— Start of Dataset excerpt —

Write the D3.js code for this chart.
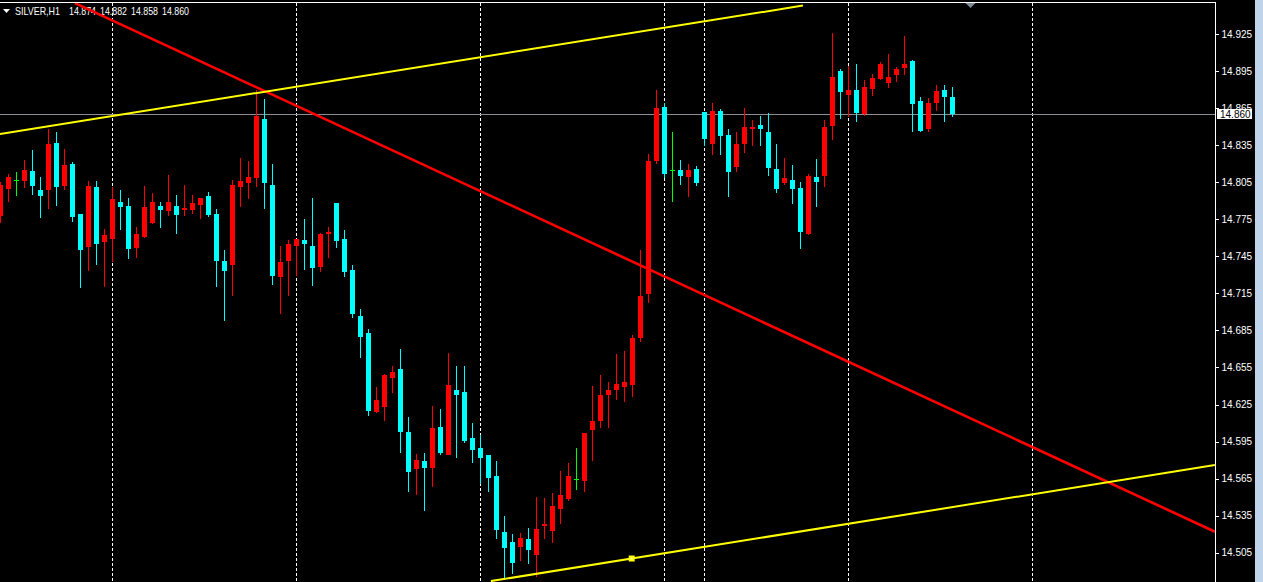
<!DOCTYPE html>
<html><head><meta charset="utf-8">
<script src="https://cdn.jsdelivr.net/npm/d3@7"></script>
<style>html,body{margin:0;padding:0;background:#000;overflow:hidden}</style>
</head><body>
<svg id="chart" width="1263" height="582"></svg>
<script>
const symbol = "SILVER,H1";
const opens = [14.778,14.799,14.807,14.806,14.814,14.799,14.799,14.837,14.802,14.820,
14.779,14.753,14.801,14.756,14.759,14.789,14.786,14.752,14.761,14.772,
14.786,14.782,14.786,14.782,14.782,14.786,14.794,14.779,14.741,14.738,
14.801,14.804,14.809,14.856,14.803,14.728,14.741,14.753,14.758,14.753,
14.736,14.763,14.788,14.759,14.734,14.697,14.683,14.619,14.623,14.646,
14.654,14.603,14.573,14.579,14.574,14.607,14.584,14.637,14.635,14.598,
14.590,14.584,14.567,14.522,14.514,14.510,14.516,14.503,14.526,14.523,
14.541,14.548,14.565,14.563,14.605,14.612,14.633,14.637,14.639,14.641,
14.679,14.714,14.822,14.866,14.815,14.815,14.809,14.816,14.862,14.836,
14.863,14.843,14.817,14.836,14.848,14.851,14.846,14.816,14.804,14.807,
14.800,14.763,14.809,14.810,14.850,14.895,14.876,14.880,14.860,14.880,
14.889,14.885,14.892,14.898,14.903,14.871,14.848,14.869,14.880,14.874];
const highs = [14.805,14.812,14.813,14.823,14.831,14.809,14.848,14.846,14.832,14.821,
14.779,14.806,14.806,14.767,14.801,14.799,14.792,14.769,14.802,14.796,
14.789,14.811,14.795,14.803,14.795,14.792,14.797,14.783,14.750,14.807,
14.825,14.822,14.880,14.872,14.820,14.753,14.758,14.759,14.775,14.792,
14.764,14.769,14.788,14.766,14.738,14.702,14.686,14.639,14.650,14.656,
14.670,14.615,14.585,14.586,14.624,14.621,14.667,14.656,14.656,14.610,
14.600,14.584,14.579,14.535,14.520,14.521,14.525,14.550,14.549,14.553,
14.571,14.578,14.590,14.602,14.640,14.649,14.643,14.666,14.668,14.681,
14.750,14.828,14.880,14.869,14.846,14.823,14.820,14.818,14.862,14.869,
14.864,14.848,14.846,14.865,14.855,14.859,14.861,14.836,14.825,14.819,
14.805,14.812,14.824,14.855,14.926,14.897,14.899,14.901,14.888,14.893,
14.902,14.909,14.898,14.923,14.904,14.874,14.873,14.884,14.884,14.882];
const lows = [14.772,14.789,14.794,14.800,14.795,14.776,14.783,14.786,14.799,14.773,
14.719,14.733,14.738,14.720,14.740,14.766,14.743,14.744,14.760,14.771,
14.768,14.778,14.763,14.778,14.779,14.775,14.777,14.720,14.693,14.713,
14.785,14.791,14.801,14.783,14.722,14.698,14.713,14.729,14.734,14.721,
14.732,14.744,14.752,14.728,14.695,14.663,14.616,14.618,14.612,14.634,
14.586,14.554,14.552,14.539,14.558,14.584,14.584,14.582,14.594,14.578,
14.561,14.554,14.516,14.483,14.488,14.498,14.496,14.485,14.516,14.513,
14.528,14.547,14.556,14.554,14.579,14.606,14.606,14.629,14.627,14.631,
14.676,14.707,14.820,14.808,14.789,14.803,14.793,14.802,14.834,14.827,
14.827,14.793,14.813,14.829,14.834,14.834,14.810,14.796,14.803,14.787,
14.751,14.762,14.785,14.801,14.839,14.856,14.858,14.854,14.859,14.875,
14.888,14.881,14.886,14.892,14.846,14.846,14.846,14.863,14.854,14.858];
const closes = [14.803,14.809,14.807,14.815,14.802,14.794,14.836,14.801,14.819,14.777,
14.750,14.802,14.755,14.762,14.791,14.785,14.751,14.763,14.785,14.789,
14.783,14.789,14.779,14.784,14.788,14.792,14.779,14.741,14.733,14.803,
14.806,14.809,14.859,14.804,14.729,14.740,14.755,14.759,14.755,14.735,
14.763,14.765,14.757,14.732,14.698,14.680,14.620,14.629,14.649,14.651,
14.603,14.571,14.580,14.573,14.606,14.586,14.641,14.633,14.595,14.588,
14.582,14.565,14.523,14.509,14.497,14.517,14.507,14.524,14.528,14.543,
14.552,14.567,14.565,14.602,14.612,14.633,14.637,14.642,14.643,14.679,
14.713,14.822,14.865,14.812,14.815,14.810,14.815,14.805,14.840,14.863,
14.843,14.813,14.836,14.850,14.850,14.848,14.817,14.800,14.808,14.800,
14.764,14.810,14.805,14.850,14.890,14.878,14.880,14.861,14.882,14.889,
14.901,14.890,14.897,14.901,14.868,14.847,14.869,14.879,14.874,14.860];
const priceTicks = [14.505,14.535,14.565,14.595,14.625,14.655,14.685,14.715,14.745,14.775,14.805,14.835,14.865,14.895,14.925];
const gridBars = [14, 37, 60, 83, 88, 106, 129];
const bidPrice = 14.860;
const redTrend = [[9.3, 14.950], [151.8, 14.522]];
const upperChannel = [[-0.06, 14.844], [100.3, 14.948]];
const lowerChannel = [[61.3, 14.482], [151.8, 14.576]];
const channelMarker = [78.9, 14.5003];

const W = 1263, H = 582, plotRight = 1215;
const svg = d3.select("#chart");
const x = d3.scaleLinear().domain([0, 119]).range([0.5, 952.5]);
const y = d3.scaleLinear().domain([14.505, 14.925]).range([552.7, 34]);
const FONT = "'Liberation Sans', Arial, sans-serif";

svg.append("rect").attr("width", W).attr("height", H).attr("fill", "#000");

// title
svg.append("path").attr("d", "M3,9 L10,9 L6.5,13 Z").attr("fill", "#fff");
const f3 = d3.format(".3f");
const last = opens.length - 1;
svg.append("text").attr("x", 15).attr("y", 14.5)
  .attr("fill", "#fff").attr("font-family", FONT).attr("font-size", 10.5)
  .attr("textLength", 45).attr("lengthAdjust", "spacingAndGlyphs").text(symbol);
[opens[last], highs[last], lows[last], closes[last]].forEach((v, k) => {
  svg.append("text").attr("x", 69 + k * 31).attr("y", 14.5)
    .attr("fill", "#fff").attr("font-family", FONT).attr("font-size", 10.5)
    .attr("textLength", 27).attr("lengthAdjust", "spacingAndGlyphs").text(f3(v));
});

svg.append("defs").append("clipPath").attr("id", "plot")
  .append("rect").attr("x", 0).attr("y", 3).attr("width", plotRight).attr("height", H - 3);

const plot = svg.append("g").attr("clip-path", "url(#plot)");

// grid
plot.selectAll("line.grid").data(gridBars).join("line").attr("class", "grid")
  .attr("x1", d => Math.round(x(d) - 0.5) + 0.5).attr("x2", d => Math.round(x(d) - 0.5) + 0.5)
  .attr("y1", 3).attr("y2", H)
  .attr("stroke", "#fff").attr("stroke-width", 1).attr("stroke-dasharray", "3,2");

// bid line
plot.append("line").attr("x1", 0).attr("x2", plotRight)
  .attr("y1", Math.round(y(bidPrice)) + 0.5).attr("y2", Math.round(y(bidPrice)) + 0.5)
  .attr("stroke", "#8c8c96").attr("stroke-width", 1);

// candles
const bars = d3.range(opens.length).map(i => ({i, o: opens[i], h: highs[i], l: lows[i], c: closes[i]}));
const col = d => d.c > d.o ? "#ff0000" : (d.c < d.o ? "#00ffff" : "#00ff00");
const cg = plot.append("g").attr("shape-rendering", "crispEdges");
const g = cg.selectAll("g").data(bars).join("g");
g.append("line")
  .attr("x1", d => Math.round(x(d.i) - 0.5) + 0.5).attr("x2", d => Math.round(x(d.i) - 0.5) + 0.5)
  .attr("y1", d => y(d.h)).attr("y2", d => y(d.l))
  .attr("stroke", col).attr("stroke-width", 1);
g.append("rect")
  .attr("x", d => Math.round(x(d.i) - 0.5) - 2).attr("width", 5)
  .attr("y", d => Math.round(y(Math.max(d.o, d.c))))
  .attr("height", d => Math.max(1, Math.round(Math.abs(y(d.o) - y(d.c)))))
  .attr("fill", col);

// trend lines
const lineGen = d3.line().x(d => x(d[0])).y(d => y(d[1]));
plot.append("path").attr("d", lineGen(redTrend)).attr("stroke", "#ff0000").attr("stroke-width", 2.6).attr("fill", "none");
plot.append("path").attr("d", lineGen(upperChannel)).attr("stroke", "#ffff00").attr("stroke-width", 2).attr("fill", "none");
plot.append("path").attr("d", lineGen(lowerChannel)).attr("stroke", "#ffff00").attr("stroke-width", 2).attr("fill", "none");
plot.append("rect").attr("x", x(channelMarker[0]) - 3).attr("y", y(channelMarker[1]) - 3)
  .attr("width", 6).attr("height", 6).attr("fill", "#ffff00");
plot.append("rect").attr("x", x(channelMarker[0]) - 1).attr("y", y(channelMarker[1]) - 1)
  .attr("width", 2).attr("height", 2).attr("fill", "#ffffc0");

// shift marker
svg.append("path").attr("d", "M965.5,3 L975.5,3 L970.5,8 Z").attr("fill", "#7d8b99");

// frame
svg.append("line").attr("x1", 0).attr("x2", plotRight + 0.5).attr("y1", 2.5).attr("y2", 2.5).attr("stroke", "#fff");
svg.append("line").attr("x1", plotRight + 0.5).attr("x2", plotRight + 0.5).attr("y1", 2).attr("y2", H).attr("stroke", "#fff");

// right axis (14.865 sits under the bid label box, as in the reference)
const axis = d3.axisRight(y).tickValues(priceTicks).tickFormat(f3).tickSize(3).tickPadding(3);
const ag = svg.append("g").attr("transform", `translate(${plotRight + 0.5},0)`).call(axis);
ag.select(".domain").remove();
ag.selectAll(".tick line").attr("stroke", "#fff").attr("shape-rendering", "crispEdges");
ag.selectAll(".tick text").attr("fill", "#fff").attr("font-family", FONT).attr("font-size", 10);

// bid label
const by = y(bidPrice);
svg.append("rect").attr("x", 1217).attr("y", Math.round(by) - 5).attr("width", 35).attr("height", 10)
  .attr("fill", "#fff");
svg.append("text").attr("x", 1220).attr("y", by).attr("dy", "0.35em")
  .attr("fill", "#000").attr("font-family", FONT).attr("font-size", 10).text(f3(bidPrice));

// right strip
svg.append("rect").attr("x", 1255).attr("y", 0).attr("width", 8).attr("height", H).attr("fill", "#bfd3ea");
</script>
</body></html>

— End of Dataset excerpt —

## Problem details
From the listing above, collect each line in which the string "chart" appears.

## Problem solution
Write the D3.js code for this chart.
<svg id="chart" width="1263" height="582"></svg>
const svg = d3.select("#chart");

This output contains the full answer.